事例集
症例10褥瘡の発生を契機に様々な老年症候群が明らかになった90歳男性に対して多職種で介入した事例
Scene2
入院後、右大転子部の褥瘡に対し、デブリードマンやポケット切開が皮膚科医により行われた。本人は右側臥位へのこだわりがあったが、ベッドの配置を配慮したり、体圧分散マットを導入したりすることで、局所への負荷を避けるなど、ケアの内容を見直し、治療経過は順調であった。
老年内科医は、薬剤師、看護師らと、ポリファーマシーに対するチーム介入を行い、薬剤の減量や服用方法の単純化を検討した。入院時に、冠動脈ステント術後6か月以上経過していることや貧血の存在を踏まえワルファリンは中止していたが、さらに全身倦怠感の要因として、降圧薬による過度の降圧の可能性や睡眠薬の影響も考慮し、降圧薬を減薬するとともに睡眠薬の一部を頓用に変更した。

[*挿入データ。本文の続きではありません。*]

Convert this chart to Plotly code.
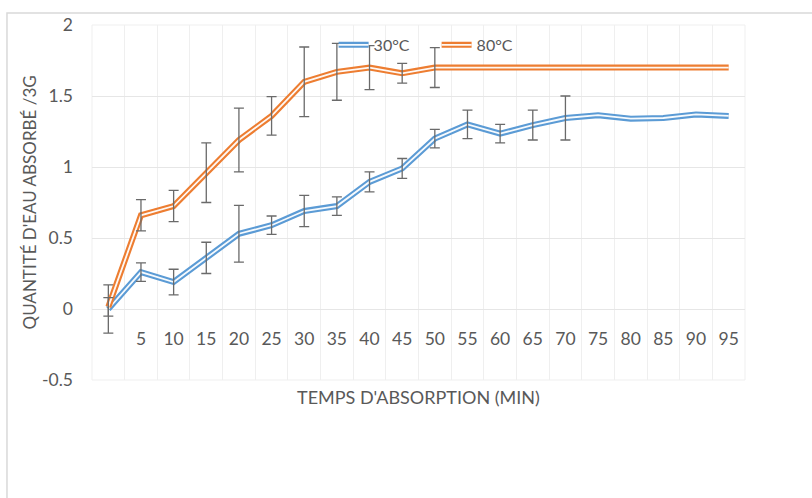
import plotly.graph_objects as go

# ---- data ----
times = [0, 5, 10, 15, 20, 25, 30, 35, 40, 45, 50, 55, 60, 65, 70, 75, 80, 85, 90, 95]
tick_labels = ["", "5", "10", "15", "20", "25", "30", "35", "40", "45", "50",
               "55", "60", "65", "70", "75", "80", "85", "90", "95"]
s30_name = "30°C"
s30 = [0.0, 0.26, 0.19, 0.36, 0.53, 0.59, 0.69, 0.725, 0.895, 0.99, 1.20,
       1.30, 1.235, 1.295, 1.345, 1.365, 1.34, 1.345, 1.37, 1.36]
s30_err = [0.17, 0.065, 0.09, 0.11, 0.2, 0.065, 0.11, 0.065, 0.07, 0.07, 0.065,
           0.10, 0.065, 0.105, 0.155, None, None, None, None, None]
s80_name = "80°C"
s80 = [0.015, 0.66, 0.725, 0.96, 1.19, 1.36, 1.60, 1.67, 1.70, 1.66, 1.70,
       1.70, 1.70, 1.70, 1.70, 1.70, 1.70, 1.70, 1.70, 1.70]
s80_err = [0.065, 0.11, 0.11, 0.21, 0.225, 0.135, 0.245, 0.2, 0.155, 0.07, 0.14,
           None, None, None, None, None, None, None, None, None]
y_ticks = [-0.5, 0, 0.5, 1, 1.5, 2]
y_tick_text = ["-0.5", "0", "0.5", "1", "1.5", "2"]
x_title = "TEMPS D'ABSORPTION (MIN)"
y_title = "QUANTITÉ D'EAU ABSORBÉ /3G"

BLUE = "#5B9BD5"
ORANGE = "#ED7D31"
TXT = "#595959"
ERR = "#6a6a6a"
FONT = "Lato"

fig = go.Figure()

def add_series(x, y, err, name, color):
    fig.add_trace(go.Scatter(x=x, y=y, mode="lines", name=name, legend="legend",
                             line=dict(color=color, width=6), showlegend=True))
    fig.add_trace(go.Scatter(x=x, y=y, mode="lines", name=" ", legend="legend2",
                             showlegend=True, hoverinfo="skip",
                             line=dict(color="rgba(255,255,255,0.95)", width=1.8)))
    idx = [i for i, e in enumerate(err) if e is not None]
    fig.add_trace(go.Scatter(x=[x[i] for i in idx], y=[y[i] for i in idx],
                             mode="markers", showlegend=False, hoverinfo="skip",
                             marker=dict(size=1, opacity=0),
                             error_y=dict(type="data", array=[err[i] for i in idx],
                                          visible=True, color=ERR, thickness=1.3, width=5)))

add_series(times, s30, s30_err, s30_name, BLUE)
add_series(times, s80, s80_err, s80_name, ORANGE)

leg_common = dict(orientation="h", x=0.37, y=0.944, xanchor="left", yanchor="middle",
                  bgcolor="rgba(0,0,0,0)", font=dict(size=16, color=TXT, family=FONT),
                  entrywidth=58, itemwidth=30, tracegroupgap=0)

fig.update_layout(
    width=812, height=498,
    margin=dict(l=92, r=67, t=25, b=118),
    paper_bgcolor="white", plot_bgcolor="white",
    font=dict(family=FONT, color=TXT, size=17.5),
    showlegend=True,
    legend=leg_common,
    legend2=leg_common,
    xaxis=dict(range=[-2.5, 97.5], tickmode="array", tickvals=times, ticktext=tick_labels,
               showgrid=False, zeroline=False, showline=False, ticks="",
               anchor="free", position=0.2, ticklabelstandoff=17,
               tickfont=dict(size=17.5, color=TXT),
               minor=dict(tickmode="linear", tick0=2.5, dtick=5, showgrid=True,
                          gridcolor="#efefef", gridwidth=1, ticks="")),
    yaxis=dict(range=[-0.5, 2], tickmode="array", tickvals=y_ticks, ticktext=y_tick_text,
               showgrid=True, gridcolor="#e6e6e6", gridwidth=1, zeroline=False,
               showline=False, ticks="", ticklabelstandoff=18,
               tickfont=dict(size=17.5, color=TXT)),
    annotations=[
        dict(text=x_title, xref="paper", yref="paper", x=0.5, y=-0.048,
             xanchor="center", yanchor="middle", showarrow=False,
             font=dict(size=18, color=TXT, family=FONT)),
        dict(text=y_title, xref="paper", yref="paper", x=-0.095, y=0.5,
             xanchor="center", yanchor="middle", textangle=-90, showarrow=False,
             font=dict(size=17, color=TXT, family=FONT)),
    ],
    shapes=[
        dict(type="rect", xref="paper", yref="paper", x0=-0.1302, x1=1.2, y0=-0.5, y1=1.0338,
             line=dict(color="#d9d9d9", width=1.5), layer="below"),
        dict(type="rect", xref="paper", yref="paper", x0=0, x1=1, y0=0, y1=1,
             line=dict(color="#efefef", width=1), layer="below"),
    ],
)

fig.write_html("out.html")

褥瘡治療による炎症の軽減や、薬剤処方の適正化により日中の覚醒度が上昇した。さらに嚥下機能の低下や不顕性誤嚥を予防するため、入院中には言語聴覚士による嚥下評価や栄養サポートチームの介入も依頼し、食形態の見直しを行った。
Scene2 Questions
- 1) 今後、起こりうる問題はどんなものが考えられ、それに対する予防・支援は何か。